▶ Exercise
Omit all images, then return the remaining material exactly as it stands.

▶ Dataset extract
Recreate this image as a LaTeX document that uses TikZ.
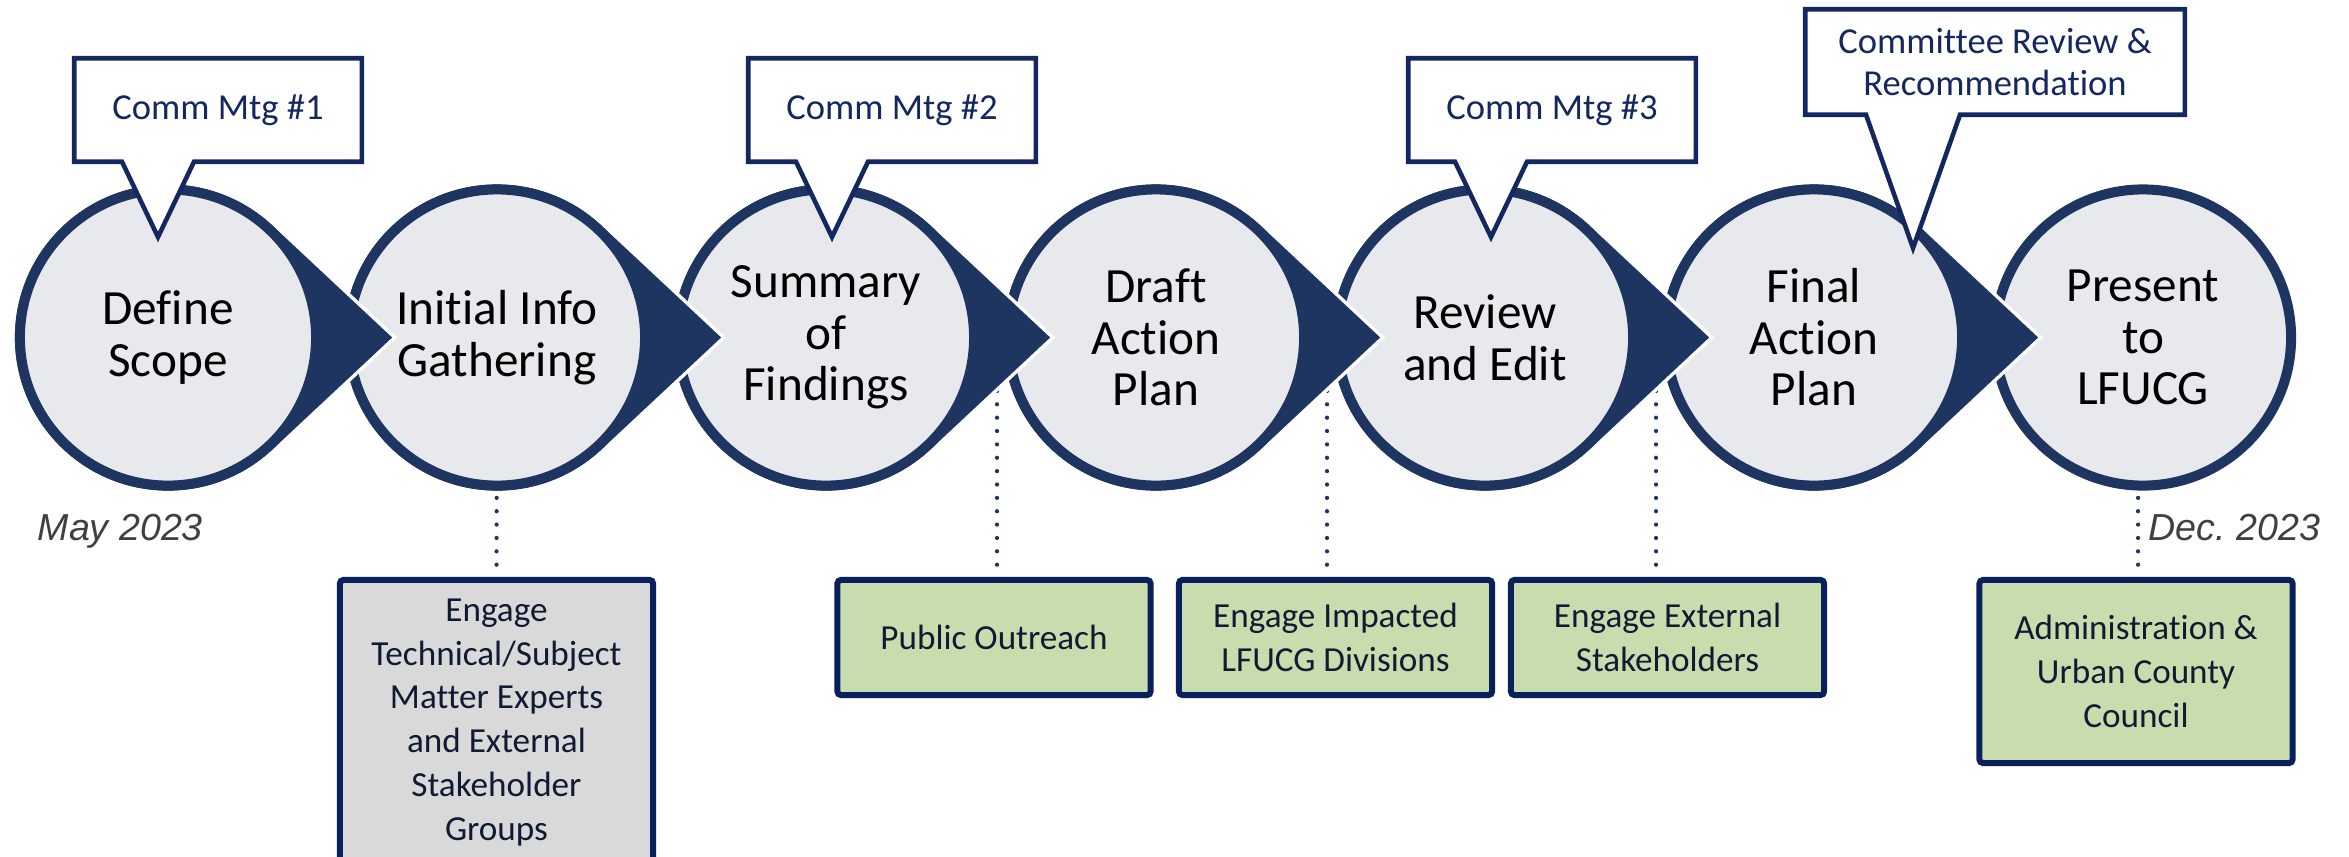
\documentclass[tikz,border=0pt]{standalone}
\usepackage{fontspec}
\setmainfont{Carlito}[Ligatures = NoCommon]
\newfontfamily\datefont{Liberation Sans}
\usetikzlibrary{calc}
\definecolor{ringblue}{RGB}{30, 53, 98}
\definecolor{discgray}{RGB}{232, 233, 237}
\definecolor{mtgnavy}{RGB}{20, 40, 95}
\definecolor{boxnavy}{RGB}{10, 32, 92}
\definecolor{boxgreen}{RGB}{200, 221, 174}
\definecolor{boxgray}{RGB}{217, 217, 217}
\definecolor{boxink}{RGB}{17, 26, 51}
\definecolor{dateink}{RGB}{64, 64, 64}

% pointed tail of a step, drawn under its disc
\newcommand{\steptail}[1]{%
  \draw[white, line width = 2pt, line join = miter] (#1) ++(-46.9:1.53cm)
    arc[start angle = -46.9, end angle = -313.1, radius = 1.53cm] -- ($(#1)+(2.24cm,0)$) -- cycle;
  \fill[ringblue] (#1) ++(-46.9:1.53cm)
    arc[start angle = -46.9, end angle = -313.1, radius = 1.53cm] -- ($(#1)+(2.24cm,0)$) -- cycle;}

% frame of a meeting callout: box, tip, half width of the pointer
\newcommand{\mtgframe}[3]{%
  \fill[white] ($(#2 |- #1.south)+(-#3,0)$) -- (#2) -- ($(#2 |- #1.south)+(#3,0)$) -- cycle;
  \draw[mtgline] (#1.south west) -- (#1.north west) -- (#1.north east) -- (#1.south east)
    -- ($(#2 |- #1.south)+(#3,0)$) -- (#2) -- ($(#2 |- #1.south)+(-#3,0)$) -- cycle;}

\begin{document}
\begin{tikzpicture}[x = 0.01cm, y = 0.01cm,
	stepdisc/.style = {circle, draw = ringblue, line width = 2.85pt, fill = discgray,
		minimum size = 2.96cm, inner sep = 0pt, align = center,
		font = \fontsize{14}{14.65}\selectfont},
	mtgbox/.style = {rectangle, minimum width = 2.86cm, minimum height = 1.02cm,
		align = center, text = mtgnavy, font = \fontsize{10.4}{12}\selectfont},
	mtgline/.style = {draw = mtgnavy, line width = 1.3pt, line join = miter},
	engagebox/.style = {rectangle, draw = boxnavy, line width = 1.7pt, rounded corners = 1pt,
		minimum width = 3.13cm, inner sep = 0pt, align = center, text = boxink,
		font = \fontsize{10}{12.5}\selectfont},
	linkdots/.style = {draw = ringblue, line width = 1.2pt, line cap = round,
		dash pattern = on 0pt off 3.8pt},
	datelabel/.style = {anchor = base west, inner sep = 0pt, text = dateink,
		font = \datefont\itshape\fontsize{10.7}{12}\selectfont}]
	\useasboundingbox (0,0) rectangle (2349,856);
	\clip (0,0) rectangle (2349,856);

	% step centres
	\coordinate (p1) at (168,518.5);
	\coordinate (p2) at (497,518.5);
	\coordinate (p3) at (826,518.5);
	\coordinate (p4) at (1156,518.5);
	\coordinate (p5) at (1485,518.5);
	\coordinate (p6) at (1814,518.5);
	\coordinate (p7) at (2143,518.5);

	% engagement boxes
	\node (bA) at (496.5,133.5) [engagebox, fill = boxgray, minimum height = 2.85cm]
		{Engage\\Technical/Subject\\Matter Experts\\and External\\Stakeholder\\Groups};
	\node (bB) at (994,218.5) [engagebox, fill = boxgreen, minimum height = 1.15cm] {Public Outreach};
	\node (bC) at (1335.5,218.5) [engagebox, fill = boxgreen, minimum height = 1.15cm] {Engage Impacted\\LFUCG Divisions};
	\node (bD) at (1667.5,218.5) [engagebox, fill = boxgreen, minimum height = 1.15cm] {Engage External\\Stakeholders};
	\node (bE) at (2136,184.5) [engagebox, fill = boxgreen, minimum height = 1.83cm] {Administration \&\\Urban County\\Council};

	% dotted links
	\coordinate (l3) at (997,518.5);
	\coordinate (l4) at (1327,518.5);
	\coordinate (l5) at (1656,518.5);
	\coordinate (l7) at (2138,518.5);
	\draw[linkdots] (p2) -- (bA.north);
	\draw[linkdots] (l3) -- (l3 |- bB.north);
	\draw[linkdots] (l4) -- (l4 |- bC.north);
	\draw[linkdots] (l5) -- (l5 |- bD.north);
	\draw[linkdots] (l7) -- (l7 |- bE.north);

	% steps, right to left
	\node (s7) at (p7) [stepdisc] {Present\\to\\LFUCG};
	\steptail{p6}
	\node (s6) at (p6) [stepdisc] {Final\\Action\\Plan};
	\steptail{p5}
	\node (s5) at (p5) [stepdisc] {Review\\and Edit};
	\steptail{p4}
	\node (s4) at (p4) [stepdisc] {Draft\\Action\\Plan};
	\steptail{p3}
	\node (s3) at (p3) [stepdisc] {Summary\\of\\Findings};
	\steptail{p2}
	\node (s2) at (p2) [stepdisc] {Initial Info\\Gathering};
	\steptail{p1}
	\node (s1) at (p1) [stepdisc] {Define\\Scope};

	% meetings
	\node (m1) at (218,746) [mtgbox] {Comm Mtg \#1};
	\node (m2) at (892,746) [mtgbox] {Comm Mtg \#2};
	\node (m3) at (1552,746) [mtgbox] {Comm Mtg \#3};
	\node (m4) at (1995,794) [mtgbox, minimum width = 3.78cm, minimum height = 1.04cm]
		{Committee Review \&\\Recommendation};
	\coordinate (t1) at (158,619);
	\coordinate (t2) at (832,619);
	\coordinate (t3) at (1491,619);
	\coordinate (t4) at (1913,608);
	\mtgframe{m1}{t1}{36}
	\mtgframe{m2}{t2}{36}
	\mtgframe{m3}{t3}{36}
	\mtgframe{m4}{t4}{47}

	% dates
	\node (may) at (37,316) [datelabel] {May 2023};
	\node (dec) at (2148,316) [datelabel] {Dec.\ 2023};
\end{tikzpicture}
\end{document}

▶ Final result
Recreate this image as a LaTeX document that uses TikZ.
\documentclass[tikz,border=0pt]{standalone}
\usepackage{fontspec}
\setmainfont{Carlito}[Ligatures = NoCommon]
\newfontfamily\datefont{Liberation Sans}
\usetikzlibrary{calc}
\definecolor{ringblue}{RGB}{30, 53, 98}
\definecolor{discgray}{RGB}{232, 233, 237}
\definecolor{mtgnavy}{RGB}{20, 40, 95}
\definecolor{boxnavy}{RGB}{10, 32, 92}
\definecolor{boxgreen}{RGB}{200, 221, 174}
\definecolor{boxgray}{RGB}{217, 217, 217}
\definecolor{boxink}{RGB}{17, 26, 51}
\definecolor{dateink}{RGB}{64, 64, 64}

% pointed tail of a step, drawn under its disc
\newcommand{\steptail}[1]{%
  \draw[white, line width = 2pt, line join = miter] (#1) ++(-46.9:1.53cm)
    arc[start angle = -46.9, end angle = -313.1, radius = 1.53cm] -- ($(#1)+(2.24cm,0)$) -- cycle;
  \fill[ringblue] (#1) ++(-46.9:1.53cm)
    arc[start angle = -46.9, end angle = -313.1, radius = 1.53cm] -- ($(#1)+(2.24cm,0)$) -- cycle;}

% frame of a meeting callout: box, tip, half width of the pointer
\newcommand{\mtgframe}[3]{%
  \fill[white] ($(#2 |- #1.south)+(-#3,0)$) -- (#2) -- ($(#2 |- #1.south)+(#3,0)$) -- cycle;
  \draw[mtgline] (#1.south west) -- (#1.north west) -- (#1.north east) -- (#1.south east)
    -- ($(#2 |- #1.south)+(#3,0)$) -- (#2) -- ($(#2 |- #1.south)+(-#3,0)$) -- cycle;}

\begin{document}
\begin{tikzpicture}[x = 0.01cm, y = 0.01cm,
	stepdisc/.style = {circle, draw = ringblue, line width = 2.85pt, fill = discgray,
		minimum size = 2.96cm, inner sep = 0pt, align = center,
		font = \fontsize{14}{14.65}\selectfont},
	mtgbox/.style = {rectangle, minimum width = 2.86cm, minimum height = 1.02cm,
		align = center, text = mtgnavy, font = \fontsize{10.4}{12}\selectfont},
	mtgline/.style = {draw = mtgnavy, line width = 1.3pt, line join = miter},
	engagebox/.style = {rectangle, draw = boxnavy, line width = 1.7pt, rounded corners = 1pt,
		minimum width = 3.13cm, inner sep = 0pt, align = center, text = boxink,
		font = \fontsize{10}{12.5}\selectfont},
	linkdots/.style = {draw = ringblue, line width = 1.2pt, line cap = round,
		dash pattern = on 0pt off 3.8pt},
	datelabel/.style = {anchor = base west, inner sep = 0pt, text = dateink,
		font = \datefont\itshape\fontsize{10.7}{12}\selectfont}]
	\useasboundingbox (0,0) rectangle (2349,856);
	\clip (0,0) rectangle (2349,856);

	% step centres
	\coordinate (p1) at (168,518.5);
	\coordinate (p2) at (497,518.5);
	\coordinate (p3) at (826,518.5);
	\coordinate (p4) at (1156,518.5);
	\coordinate (p5) at (1485,518.5);
	\coordinate (p6) at (1814,518.5);
	\coordinate (p7) at (2143,518.5);

	% engagement boxes
	\node (bA) at (496.5,133.5) [engagebox, fill = boxgray, minimum height = 2.85cm]
		{Engage\\Technical/Subject\\Matter Experts\\and External\\Stakeholder\\Groups};
	\node (bB) at (994,218.5) [engagebox, fill = boxgreen, minimum height = 1.15cm] {Public Outreach};
	\node (bC) at (1335.5,218.5) [engagebox, fill = boxgreen, minimum height = 1.15cm] {Engage Impacted\\LFUCG Divisions};
	\node (bD) at (1667.5,218.5) [engagebox, fill = boxgreen, minimum height = 1.15cm] {Engage External\\Stakeholders};
	\node (bE) at (2136,184.5) [engagebox, fill = boxgreen, minimum height = 1.83cm] {Administration \&\\Urban County\\Council};

	% dotted links
	\coordinate (l3) at (997,518.5);
	\coordinate (l4) at (1327,518.5);
	\coordinate (l5) at (1656,518.5);
	\coordinate (l7) at (2138,518.5);
	\draw[linkdots] (p2) -- (bA.north);
	\draw[linkdots] (l3) -- (l3 |- bB.north);
	\draw[linkdots] (l4) -- (l4 |- bC.north);
	\draw[linkdots] (l5) -- (l5 |- bD.north);
	\draw[linkdots] (l7) -- (l7 |- bE.north);

	% steps, right to left
	\node (s7) at (p7) [stepdisc] {Present\\to\\LFUCG};
	\steptail{p6}
	\node (s6) at (p6) [stepdisc] {Final\\Action\\Plan};
	\steptail{p5}
	\node (s5) at (p5) [stepdisc] {Review\\and Edit};
	\steptail{p4}
	\node (s4) at (p4) [stepdisc] {Draft\\Action\\Plan};
	\steptail{p3}
	\node (s3) at (p3) [stepdisc] {Summary\\of\\Findings};
	\steptail{p2}
	\node (s2) at (p2) [stepdisc] {Initial Info\\Gathering};
	\steptail{p1}
	\node (s1) at (p1) [stepdisc] {Define\\Scope};

	% meetings
	\node (m1) at (218,746) [mtgbox] {Comm Mtg \#1};
	\node (m2) at (892,746) [mtgbox] {Comm Mtg \#2};
	\node (m3) at (1552,746) [mtgbox] {Comm Mtg \#3};
	\node (m4) at (1995,794) [mtgbox, minimum width = 3.78cm, minimum height = 1.04cm]
		{Committee Review \&\\Recommendation};
	\coordinate (t1) at (158,619);
	\coordinate (t2) at (832,619);
	\coordinate (t3) at (1491,619);
	\coordinate (t4) at (1913,608);
	\mtgframe{m1}{t1}{36}
	\mtgframe{m2}{t2}{36}
	\mtgframe{m3}{t3}{36}
	\mtgframe{m4}{t4}{47}

	% dates
	\node (may) at (37,316) [datelabel] {May 2023};
	\node (dec) at (2148,316) [datelabel] {Dec.\ 2023};
\end{tikzpicture}
\end{document}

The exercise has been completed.